Is there a way to make journalctl show logs from "the last time foo.service ran"?
I'm particularly interested in this for looking at the output of oneshot services that run on a timer. The --unit flag is close, but it concatenates all the runs of the service together. The most obvious way I can think of would be to filter on PID, but that makes me worry about PID reuse / services that fork, and getting the last PID is pretty inconvenient. Is there some other identifier that corresponds to a single run of a service, that I could use to filter the logs?
EDIT: I would happily accept an authoritative "no" if that's the real answer.
Solution 1:
Since systemd version 232, we have the concept of invocation ID. Each time a unit is ran, it has a unique 128 bit invocation ID. Unlike MainPID which can be recycled, or ActiveEnterTimestamp which can have resolution troubles, it is a failsafe way to get all the log of a particular systemd unit invocation.
To obtain the latest invocation ID of a unit
$ systemctl show --value -p InvocationID openipmi
bd3eb84c3aa74169a3dcad2af183885b
To obtain the journal of the latest invocation of, say, openipmi, whether it failed or not, you can use the one liner
$ journalctl _SYSTEMD_INVOCATION_ID=`systemctl show -p InvocationID --value openipmi.service`
-- Logs begin at Thu 2018-07-26 12:09:57 IDT, end at Mon 2019-07-08 01:32:50 IDT. --
Jun 21 13:03:13 build03.lbits openipmi[1552]: * Starting ipmi drivers
Jun 21 13:03:13 build03.lbits openipmi[1552]: ...fail!
Jun 21 13:03:13 build03.lbits openipmi[1552]: ...done.

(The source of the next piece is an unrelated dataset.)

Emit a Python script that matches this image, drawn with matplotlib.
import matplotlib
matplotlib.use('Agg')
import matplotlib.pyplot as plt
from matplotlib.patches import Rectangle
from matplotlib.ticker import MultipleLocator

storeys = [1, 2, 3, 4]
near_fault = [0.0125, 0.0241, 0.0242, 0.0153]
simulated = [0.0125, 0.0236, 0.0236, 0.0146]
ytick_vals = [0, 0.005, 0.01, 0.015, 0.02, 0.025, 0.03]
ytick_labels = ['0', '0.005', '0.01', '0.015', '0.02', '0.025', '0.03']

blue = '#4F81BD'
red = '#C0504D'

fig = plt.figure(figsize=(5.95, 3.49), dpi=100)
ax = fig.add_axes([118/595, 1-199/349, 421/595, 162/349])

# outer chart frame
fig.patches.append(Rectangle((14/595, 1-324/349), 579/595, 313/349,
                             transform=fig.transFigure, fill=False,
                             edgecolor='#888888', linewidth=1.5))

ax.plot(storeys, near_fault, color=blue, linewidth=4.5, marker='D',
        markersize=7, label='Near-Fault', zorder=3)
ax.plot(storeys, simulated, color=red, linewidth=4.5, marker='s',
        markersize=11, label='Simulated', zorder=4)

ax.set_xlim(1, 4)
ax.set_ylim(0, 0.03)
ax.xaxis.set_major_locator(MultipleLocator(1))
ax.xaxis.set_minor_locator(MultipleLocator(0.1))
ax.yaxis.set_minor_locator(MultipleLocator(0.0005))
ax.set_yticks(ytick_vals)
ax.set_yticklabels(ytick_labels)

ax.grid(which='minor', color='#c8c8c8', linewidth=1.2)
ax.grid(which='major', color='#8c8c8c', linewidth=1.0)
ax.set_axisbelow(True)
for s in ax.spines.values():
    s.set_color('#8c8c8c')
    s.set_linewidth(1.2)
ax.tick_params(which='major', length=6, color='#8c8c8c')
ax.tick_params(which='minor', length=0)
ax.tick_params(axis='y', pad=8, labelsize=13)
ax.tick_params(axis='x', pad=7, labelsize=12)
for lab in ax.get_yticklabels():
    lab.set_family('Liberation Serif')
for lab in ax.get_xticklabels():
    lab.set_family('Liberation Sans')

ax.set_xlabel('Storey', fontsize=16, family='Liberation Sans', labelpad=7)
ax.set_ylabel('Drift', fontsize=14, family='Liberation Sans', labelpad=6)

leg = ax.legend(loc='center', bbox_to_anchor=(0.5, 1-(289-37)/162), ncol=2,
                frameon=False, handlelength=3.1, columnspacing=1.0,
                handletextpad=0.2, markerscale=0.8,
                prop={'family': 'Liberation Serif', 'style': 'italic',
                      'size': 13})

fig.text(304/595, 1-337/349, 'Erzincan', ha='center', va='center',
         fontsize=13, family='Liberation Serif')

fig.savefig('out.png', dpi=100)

(Note that the --value is available since systemd 230, older than InvocationID)
Solution 2:
I'm not sure which timestamp makes the most sense but this works for me. Hopefully there is a better way of working with the timestamps from systemctl show than awk - could not figure out how to control the format of timestamps.
unit=foo.service
ts=$(systemctl show -p ActiveEnterTimestamp $unit)
echo $ts
ActiveEnterTimestamp=Fri 2016-11-11 12:30:01 MST
journalctl -u $unit --since "$(echo $ts | awk '{print $2 $3}')"